First written: Sep/03/2021, 09:20:52

## Summary

• Un/self-supervised learning of representations is difficult: embeddings can likely end up with highly correlated features1
• We also want to preserve the idea that similar inputs should result in similar encodings, with the most straightforward result being the same embedding regardless of inputs (i.e. a collapse). This also involves some clustering heuristic that might not be simple.
• Conventionally, good embeddings can be obtained through [[contrastive-learning]], forcing dissimilar inputs to have different embeddings, and vice versa
• Contrastive learning is expensive, however, because to do it well you have to find examples and counterexamples during training; e.g. [[triplet-loss]] variants.
• VICReg encodes three heuristics as a form of regularization: variance, invariance, and covariance

## Useful embeddings

• The requirements typically are:
• Similar inputs -> similar embeddings (i.e. clustering)
• Dissimilar inputs -> dissimilar embeddings (i.e. contrast)

## VIC regularization

...the architecture is completely symmetric and consists of an encoder $f_\theta$ that outputs the final representations, followed by a project $h_\phi$ that maps the representations into projections in a embedding space where the loss function will be computed.

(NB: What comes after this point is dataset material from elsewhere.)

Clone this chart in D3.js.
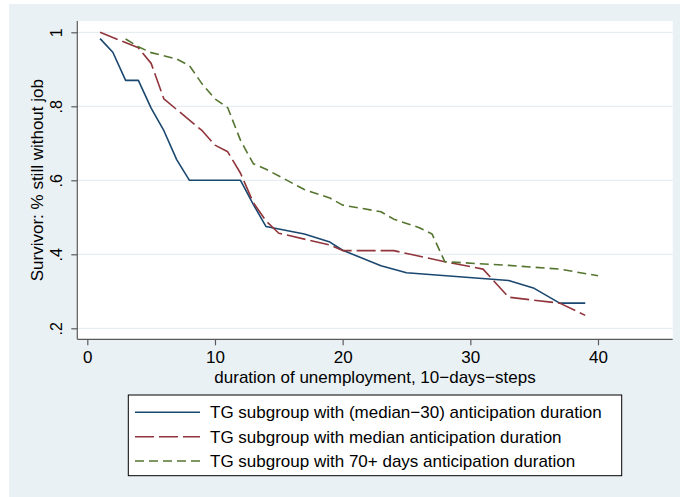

• Projector gets rid of low-level information in the representations, and is only used for computing the loss (i.e. not used for actual tasks)

### Notation

SymbolMeaning
$Z$, $Z'$Batch of embeddings, for either network
$Y$The representation used for tasks
$n$Batch size
$d$Embedding dimensionality
$v$Variance (regularization)
$\epsilon$Small scalar for stability

### Variance

The variance regularization term is given by a [[hinge-loss]]:

$v(Z) = \frac{1}{d}\sum_{j=1}^{d}\max(0, \gamma - \sqrt{\mathrm{Var}(Z_{:,j}) + \epsilon})$

where $\gamma$ is a target value for the standard deviation (fixed to one for this paper)2, and $\mathrm{Var}(x)$ is the variance estimator:

$\mathrm{Var}(x) = \frac{1}{n - 1}\sum_{i=1}^n(x_i - \bar{x})^2$

This forces the variance in a batch of embeddings to be $\gamma$ along each dimension.

### Covariance

The covariance of matrix $Z$ is given as:

$C(Z) = \frac{1}{n - 1}\sum_{i=1}^n(Z_i - \bar{Z})(Z_i - \bar{Z})^T$

with $\bar{Z}$ being the mean embedding across a batch. The actual covariance loss term is taken as the squared off-diagonal coefficients of $C$ that scales with dimensionality $1/d$:

$c(Z) = \frac{1}{d}\sum_{i\neq j}C(Z)^2_{i,j}$

So that we force the embeddings to learn unit Gaussians similar to the $\beta$-regularization in [[variational autoencoder]].

### Invariance

The invariance loss is given by:

$s(Z,Z') = \frac{1}{n}\sum_i \vert\vert Z_i - Z'_i \vert\vert ^2_2$

i.e. the mean squared Euclidean distance between each network embedding pair.

• This encourages the model to learn the same upstream representation for nominally the same input.

### The full loss

$l(Z,Z') = \lambda s(Z,Z') + \mu\{v(Z) + v(Z')\} + v\{c(Z) + c(Z')\}$

with hyperparameters $\lambda$, $\mu$, and $\nu$.